According to the new law, anyone who is concerned that a close relative may have been taken from the family and put up for adoption can ask a senior social worker to check adoption records to see if their relative’s name appears there. If the relative was put up for adoption, the Attorney General will be notified, and will ask the courts to decide whether to give the details of the adoption to the family seeking missing relatives.

Currently, citizens who were themselves adopted may search for their family upon reaching the age of 18. Families seeking children who have disappeared did not previously have access to the adoption files.

Since the 1950s, more than 1 000 families – mostly immigrants from Yemen, but also dozens from the Balkans, North Africa, and other Middle Eastern countries – have alleged their children were systematically kidnapped from Israeli hospitals and put up for adoption, sometimes abroad.

Likud MK Nurit Koren who chairs the Knesset lobby tasked with researching what is known as the “Yemenite Children Affair”, and whose own cousin disappeared at a young age, praised the new law.

“This is a historic, revolutionary law which will give answers to the families,” she said. “Today, many families in the state have suffered for many years from uncertainty about their dear ones, and they will now, finally, receive answers.

“This proposal is another of the many steps I advanced within the committee I head, whose goal is twofold. The first is to reach the truth of the matter,” she said. “The second is to ease the bureaucratic burden on the families involved in the affair. Opening the adoption records will give an answer, and will help us to reach the truth.”

The law follows a February Bill which allowed the opening of graves for the purpose of genetic testing, allowing the families of children who went missing in the Yemenite Children Affair of 1958-1970 to seek a court-ordered exhumation of remains to enable DNA comparisons.

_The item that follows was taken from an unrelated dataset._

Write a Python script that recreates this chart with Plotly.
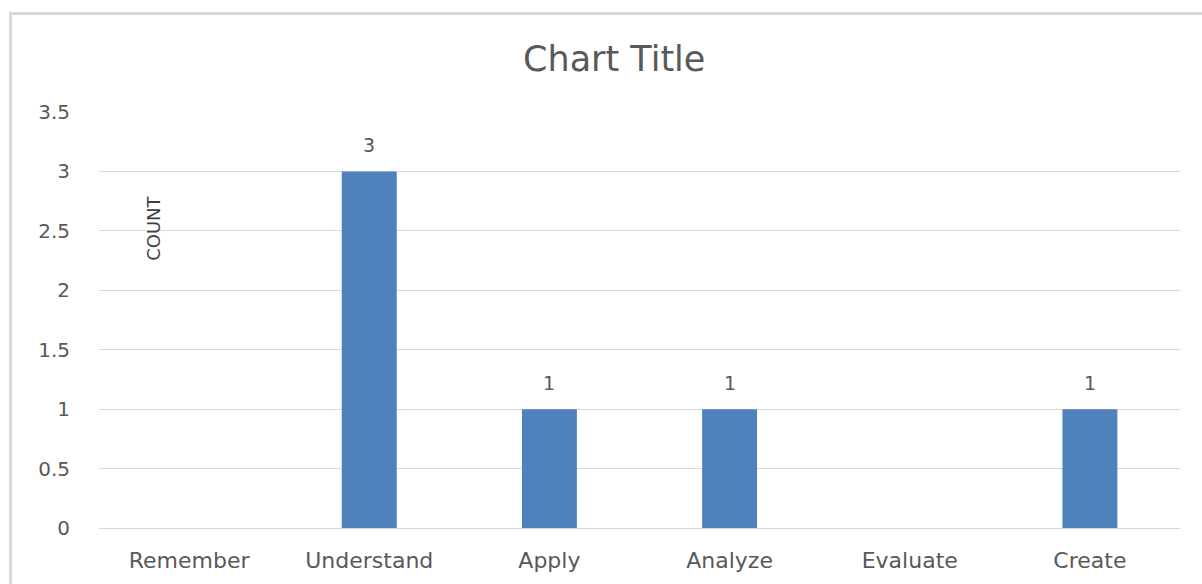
import plotly.graph_objects as go

categories = ["Remember", "Understand", "Apply", "Analyze", "Evaluate", "Create"]
counts = [None, 3, 1, 1, None, 1]
y_ticks = [0, 0.5, 1, 1.5, 2, 2.5, 3, 3.5]
y_tick_labels = ["0", "0.5", "1", "1.5", "2", "2.5", "3", "3.5"]

BAR_COLOR = "#4F81BD"
TEXT_COLOR = "#595959"
GRID_COLOR = "#D9D9D9"
FONT = "DejaVu Sans, Verdana, sans-serif"

fig = go.Figure()
fig.add_trace(go.Bar(
    x=categories,
    y=counts,
    marker=dict(color=BAR_COLOR, line=dict(width=0)),
    showlegend=False,
    hoverinfo="x+y",
))

# value labels above each bar
for cat, val in zip(categories, counts):
    if val is None:
        continue
    fig.add_annotation(
        x=cat, y=val, text=str(val), showarrow=False,
        yanchor="bottom", yshift=13,
        font=dict(family=FONT, size=19, color=TEXT_COLOR),
    )

# rotated "COUNT" label inside the plot area
fig.add_annotation(
    x=0.0503, y=0.72, xref="paper", yref="paper", text="COUNT",
    xanchor="center", yanchor="middle",
    textangle=-90, showarrow=False,
    font=dict(family=FONT, size=18, color="#404040"),
)

# chart border
fig.add_shape(
    type="rect", xref="paper", yref="paper",
    x0=-0.0818, x1=1.03, y0=-0.2, y1=1.2365,
    line=dict(color=GRID_COLOR, width=3), fillcolor="rgba(0,0,0,0)",
    layer="below",
)

fig.update_layout(
    width=1202, height=584,
    margin=dict(l=99, r=22, t=112, b=56),
    paper_bgcolor="white", plot_bgcolor="white",
    bargap=0.695,
    title=dict(
        text="Chart Title", x=0.511, xanchor="center", y=0.9, yanchor="middle",
        font=dict(family=FONT, size=35, color=TEXT_COLOR),
    ),
    font=dict(family=FONT, color=TEXT_COLOR),
)
fig.update_xaxes(
    showline=False, showgrid=False, ticks="",
    tickfont=dict(family=FONT, size=22, color=TEXT_COLOR),
    ticklabelstandoff=17,
)
fig.update_yaxes(
    range=[0, 3.5], tickvals=y_ticks, ticktext=y_tick_labels,
    showgrid=True, gridcolor=GRID_COLOR, gridwidth=1,
    zeroline=True, zerolinecolor=GRID_COLOR, zerolinewidth=1,
    showline=False, ticks="",
    tickfont=dict(family=FONT, size=20, color=TEXT_COLOR),
    ticklabelstandoff=28,
)

fig.write_html("out.html")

About 49 000 Yemeni Jews were brought to the nascent State of Israel in Operation Magic Carpet in 1949-1950.

Disputed by scholars and seemingly refuted by three state commissions that examined the affair and concluded that most of the children had died, the case has kept resurfacing, not least because most of the families were not given their children’s bodies or informed of their burial places. Furthermore, the death certificates were riddled with errors, and most of the missing children were sent army draft notices 18 years after their alleged deaths. There have also been cases in which adopted children were able to confirm, via DNA tests, that they were from Yemenite families who were told that they had died.

The Bill comes after the state archives declassified 400 000 documents on the affair in December 2016.